▸ Your task
Reproduce exactly the lines of the material beneath, from the line that contains "Rebuild this chart" to the line that contains "slots = list(range(n_slots))", both included, and no other lines.

Plotting code records
* start *
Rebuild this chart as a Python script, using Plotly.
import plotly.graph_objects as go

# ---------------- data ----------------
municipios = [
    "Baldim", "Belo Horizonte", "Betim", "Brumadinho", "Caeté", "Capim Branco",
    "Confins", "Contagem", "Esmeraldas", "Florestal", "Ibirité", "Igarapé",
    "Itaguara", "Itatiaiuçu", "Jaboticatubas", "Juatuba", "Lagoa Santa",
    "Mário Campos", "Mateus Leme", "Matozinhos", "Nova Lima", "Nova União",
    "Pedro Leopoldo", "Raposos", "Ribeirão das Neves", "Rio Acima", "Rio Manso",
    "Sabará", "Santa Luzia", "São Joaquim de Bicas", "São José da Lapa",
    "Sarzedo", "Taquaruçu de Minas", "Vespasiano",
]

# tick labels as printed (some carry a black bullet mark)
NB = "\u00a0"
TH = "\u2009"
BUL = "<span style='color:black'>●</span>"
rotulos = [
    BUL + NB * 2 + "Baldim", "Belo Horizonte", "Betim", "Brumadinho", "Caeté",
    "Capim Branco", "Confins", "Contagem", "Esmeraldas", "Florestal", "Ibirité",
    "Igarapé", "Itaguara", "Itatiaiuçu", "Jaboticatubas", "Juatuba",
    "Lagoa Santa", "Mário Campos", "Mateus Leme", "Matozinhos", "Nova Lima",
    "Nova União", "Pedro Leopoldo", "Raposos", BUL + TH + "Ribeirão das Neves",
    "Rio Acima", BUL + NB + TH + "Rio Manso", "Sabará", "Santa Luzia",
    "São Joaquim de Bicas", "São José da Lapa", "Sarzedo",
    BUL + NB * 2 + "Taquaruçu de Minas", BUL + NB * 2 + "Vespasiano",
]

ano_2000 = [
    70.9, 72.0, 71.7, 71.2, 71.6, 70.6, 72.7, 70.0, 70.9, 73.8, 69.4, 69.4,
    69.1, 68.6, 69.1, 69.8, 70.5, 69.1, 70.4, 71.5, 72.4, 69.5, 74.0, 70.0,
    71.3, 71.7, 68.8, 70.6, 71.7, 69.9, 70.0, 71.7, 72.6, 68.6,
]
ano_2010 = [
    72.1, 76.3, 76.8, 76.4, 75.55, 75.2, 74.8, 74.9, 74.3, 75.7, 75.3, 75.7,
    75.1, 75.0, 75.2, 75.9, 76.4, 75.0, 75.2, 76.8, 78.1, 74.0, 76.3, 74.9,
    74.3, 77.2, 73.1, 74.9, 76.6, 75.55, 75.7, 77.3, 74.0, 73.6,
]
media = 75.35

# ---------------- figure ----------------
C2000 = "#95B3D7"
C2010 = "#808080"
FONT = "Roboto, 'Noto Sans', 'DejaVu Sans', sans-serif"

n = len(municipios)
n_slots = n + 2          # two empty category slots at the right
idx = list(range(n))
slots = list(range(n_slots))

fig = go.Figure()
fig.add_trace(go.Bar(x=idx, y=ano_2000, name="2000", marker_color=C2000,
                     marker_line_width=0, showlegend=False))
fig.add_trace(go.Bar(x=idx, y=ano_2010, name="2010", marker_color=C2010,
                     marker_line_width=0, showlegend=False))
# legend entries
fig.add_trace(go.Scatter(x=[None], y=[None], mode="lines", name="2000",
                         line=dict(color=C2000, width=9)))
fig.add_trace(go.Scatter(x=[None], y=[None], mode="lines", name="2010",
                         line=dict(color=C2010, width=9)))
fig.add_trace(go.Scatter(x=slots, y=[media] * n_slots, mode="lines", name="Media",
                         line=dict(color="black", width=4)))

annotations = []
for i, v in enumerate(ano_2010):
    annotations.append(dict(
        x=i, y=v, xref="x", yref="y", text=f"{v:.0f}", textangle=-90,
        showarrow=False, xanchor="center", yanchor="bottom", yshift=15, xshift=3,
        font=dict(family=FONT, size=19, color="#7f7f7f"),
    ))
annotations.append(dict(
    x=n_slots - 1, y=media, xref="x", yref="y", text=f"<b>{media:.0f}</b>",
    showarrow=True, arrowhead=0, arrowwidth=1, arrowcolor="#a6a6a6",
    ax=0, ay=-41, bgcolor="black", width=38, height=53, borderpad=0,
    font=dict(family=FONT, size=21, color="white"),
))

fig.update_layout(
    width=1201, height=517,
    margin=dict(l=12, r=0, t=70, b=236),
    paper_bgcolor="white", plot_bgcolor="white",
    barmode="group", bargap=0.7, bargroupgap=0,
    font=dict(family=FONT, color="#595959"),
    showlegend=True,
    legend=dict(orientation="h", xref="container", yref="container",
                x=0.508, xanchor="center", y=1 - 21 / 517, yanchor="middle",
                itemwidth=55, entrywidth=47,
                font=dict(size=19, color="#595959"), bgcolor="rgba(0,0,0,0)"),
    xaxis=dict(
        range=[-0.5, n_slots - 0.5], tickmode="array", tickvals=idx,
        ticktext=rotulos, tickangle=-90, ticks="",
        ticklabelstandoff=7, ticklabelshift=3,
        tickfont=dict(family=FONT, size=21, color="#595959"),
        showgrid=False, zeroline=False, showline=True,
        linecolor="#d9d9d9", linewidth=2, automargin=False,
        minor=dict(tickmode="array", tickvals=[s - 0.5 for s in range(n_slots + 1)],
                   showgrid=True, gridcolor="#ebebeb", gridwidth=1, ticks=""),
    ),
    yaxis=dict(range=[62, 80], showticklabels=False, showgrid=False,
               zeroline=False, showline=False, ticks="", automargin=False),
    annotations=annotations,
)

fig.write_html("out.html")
* end *
* start *
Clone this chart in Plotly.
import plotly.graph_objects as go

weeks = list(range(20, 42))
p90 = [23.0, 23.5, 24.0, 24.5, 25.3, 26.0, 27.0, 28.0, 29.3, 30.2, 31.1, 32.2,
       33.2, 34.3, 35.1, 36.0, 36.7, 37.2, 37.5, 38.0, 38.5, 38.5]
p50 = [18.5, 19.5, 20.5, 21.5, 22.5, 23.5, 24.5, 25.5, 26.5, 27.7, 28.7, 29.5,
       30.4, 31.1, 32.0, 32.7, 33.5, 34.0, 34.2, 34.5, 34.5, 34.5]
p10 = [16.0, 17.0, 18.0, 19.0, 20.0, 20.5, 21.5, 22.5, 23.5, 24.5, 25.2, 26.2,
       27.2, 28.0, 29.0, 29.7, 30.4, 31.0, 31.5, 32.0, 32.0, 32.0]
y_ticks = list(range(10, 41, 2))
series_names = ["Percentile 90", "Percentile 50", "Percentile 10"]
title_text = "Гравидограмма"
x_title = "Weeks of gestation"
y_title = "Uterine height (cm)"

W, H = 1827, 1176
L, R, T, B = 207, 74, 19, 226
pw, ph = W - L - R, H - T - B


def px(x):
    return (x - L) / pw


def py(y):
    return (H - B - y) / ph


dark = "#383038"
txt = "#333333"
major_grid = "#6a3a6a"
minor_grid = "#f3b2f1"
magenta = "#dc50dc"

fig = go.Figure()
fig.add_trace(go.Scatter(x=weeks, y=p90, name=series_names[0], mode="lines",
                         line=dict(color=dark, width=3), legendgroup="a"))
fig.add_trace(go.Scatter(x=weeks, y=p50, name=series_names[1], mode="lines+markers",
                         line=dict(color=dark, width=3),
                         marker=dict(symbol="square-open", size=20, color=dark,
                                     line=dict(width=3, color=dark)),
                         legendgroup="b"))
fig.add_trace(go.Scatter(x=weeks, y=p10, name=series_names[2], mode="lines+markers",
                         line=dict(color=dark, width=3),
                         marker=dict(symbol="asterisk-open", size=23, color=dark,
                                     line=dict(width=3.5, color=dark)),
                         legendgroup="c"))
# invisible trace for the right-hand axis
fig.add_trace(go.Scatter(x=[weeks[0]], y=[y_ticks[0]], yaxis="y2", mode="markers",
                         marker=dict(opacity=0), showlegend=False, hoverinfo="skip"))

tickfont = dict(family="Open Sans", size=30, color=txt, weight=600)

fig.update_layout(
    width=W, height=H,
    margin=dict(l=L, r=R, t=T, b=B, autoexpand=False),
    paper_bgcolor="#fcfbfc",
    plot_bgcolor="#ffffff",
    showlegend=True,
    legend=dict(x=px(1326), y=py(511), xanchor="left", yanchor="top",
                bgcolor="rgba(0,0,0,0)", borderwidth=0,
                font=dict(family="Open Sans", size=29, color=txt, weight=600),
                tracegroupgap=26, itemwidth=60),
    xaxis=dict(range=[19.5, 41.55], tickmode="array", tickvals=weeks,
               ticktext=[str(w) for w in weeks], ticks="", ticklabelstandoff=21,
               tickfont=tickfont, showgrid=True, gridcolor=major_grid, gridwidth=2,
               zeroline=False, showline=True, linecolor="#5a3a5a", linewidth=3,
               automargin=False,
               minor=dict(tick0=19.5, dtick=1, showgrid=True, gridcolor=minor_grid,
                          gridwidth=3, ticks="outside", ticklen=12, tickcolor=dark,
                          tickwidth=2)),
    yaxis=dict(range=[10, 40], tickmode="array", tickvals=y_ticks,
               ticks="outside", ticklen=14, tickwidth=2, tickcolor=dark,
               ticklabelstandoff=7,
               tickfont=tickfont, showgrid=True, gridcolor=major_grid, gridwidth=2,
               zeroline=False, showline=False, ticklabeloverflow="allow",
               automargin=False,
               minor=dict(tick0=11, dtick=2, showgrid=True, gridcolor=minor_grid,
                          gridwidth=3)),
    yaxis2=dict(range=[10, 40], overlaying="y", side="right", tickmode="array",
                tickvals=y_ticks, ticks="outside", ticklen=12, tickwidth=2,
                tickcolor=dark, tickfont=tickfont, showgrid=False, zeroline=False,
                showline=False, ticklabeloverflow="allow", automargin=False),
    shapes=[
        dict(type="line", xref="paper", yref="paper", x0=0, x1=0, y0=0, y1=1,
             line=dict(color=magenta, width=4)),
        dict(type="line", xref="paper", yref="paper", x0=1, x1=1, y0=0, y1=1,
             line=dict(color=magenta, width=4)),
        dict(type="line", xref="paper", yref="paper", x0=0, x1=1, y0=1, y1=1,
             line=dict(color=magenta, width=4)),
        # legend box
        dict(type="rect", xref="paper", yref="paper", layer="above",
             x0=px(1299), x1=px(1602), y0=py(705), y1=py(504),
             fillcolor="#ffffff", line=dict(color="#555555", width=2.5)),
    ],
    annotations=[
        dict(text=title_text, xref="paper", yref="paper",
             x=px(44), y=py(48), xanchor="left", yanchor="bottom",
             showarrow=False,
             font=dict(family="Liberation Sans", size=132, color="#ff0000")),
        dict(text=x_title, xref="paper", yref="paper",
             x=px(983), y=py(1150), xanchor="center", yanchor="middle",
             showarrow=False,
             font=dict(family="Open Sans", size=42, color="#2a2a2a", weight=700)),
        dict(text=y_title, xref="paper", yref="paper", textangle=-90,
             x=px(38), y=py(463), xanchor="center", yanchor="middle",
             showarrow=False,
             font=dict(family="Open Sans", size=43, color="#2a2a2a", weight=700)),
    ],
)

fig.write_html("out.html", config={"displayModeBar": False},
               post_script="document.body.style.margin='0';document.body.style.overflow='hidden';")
* end *
▸ Response below
Rebuild this chart as a Python script, using Plotly.
import plotly.graph_objects as go

# ---------------- data ----------------
municipios = [
    "Baldim", "Belo Horizonte", "Betim", "Brumadinho", "Caeté", "Capim Branco",
    "Confins", "Contagem", "Esmeraldas", "Florestal", "Ibirité", "Igarapé",
    "Itaguara", "Itatiaiuçu", "Jaboticatubas", "Juatuba", "Lagoa Santa",
    "Mário Campos", "Mateus Leme", "Matozinhos", "Nova Lima", "Nova União",
    "Pedro Leopoldo", "Raposos", "Ribeirão das Neves", "Rio Acima", "Rio Manso",
    "Sabará", "Santa Luzia", "São Joaquim de Bicas", "São José da Lapa",
    "Sarzedo", "Taquaruçu de Minas", "Vespasiano",
]

# tick labels as printed (some carry a black bullet mark)
NB = "\u00a0"
TH = "\u2009"
BUL = "<span style='color:black'>●</span>"
rotulos = [
    BUL + NB * 2 + "Baldim", "Belo Horizonte", "Betim", "Brumadinho", "Caeté",
    "Capim Branco", "Confins", "Contagem", "Esmeraldas", "Florestal", "Ibirité",
    "Igarapé", "Itaguara", "Itatiaiuçu", "Jaboticatubas", "Juatuba",
    "Lagoa Santa", "Mário Campos", "Mateus Leme", "Matozinhos", "Nova Lima",
    "Nova União", "Pedro Leopoldo", "Raposos", BUL + TH + "Ribeirão das Neves",
    "Rio Acima", BUL + NB + TH + "Rio Manso", "Sabará", "Santa Luzia",
    "São Joaquim de Bicas", "São José da Lapa", "Sarzedo",
    BUL + NB * 2 + "Taquaruçu de Minas", BUL + NB * 2 + "Vespasiano",
]

ano_2000 = [
    70.9, 72.0, 71.7, 71.2, 71.6, 70.6, 72.7, 70.0, 70.9, 73.8, 69.4, 69.4,
    69.1, 68.6, 69.1, 69.8, 70.5, 69.1, 70.4, 71.5, 72.4, 69.5, 74.0, 70.0,
    71.3, 71.7, 68.8, 70.6, 71.7, 69.9, 70.0, 71.7, 72.6, 68.6,
]
ano_2010 = [
    72.1, 76.3, 76.8, 76.4, 75.55, 75.2, 74.8, 74.9, 74.3, 75.7, 75.3, 75.7,
    75.1, 75.0, 75.2, 75.9, 76.4, 75.0, 75.2, 76.8, 78.1, 74.0, 76.3, 74.9,
    74.3, 77.2, 73.1, 74.9, 76.6, 75.55, 75.7, 77.3, 74.0, 73.6,
]
media = 75.35

# ---------------- figure ----------------
C2000 = "#95B3D7"
C2010 = "#808080"
FONT = "Roboto, 'Noto Sans', 'DejaVu Sans', sans-serif"

n = len(municipios)
n_slots = n + 2          # two empty category slots at the right
idx = list(range(n))
slots = list(range(n_slots))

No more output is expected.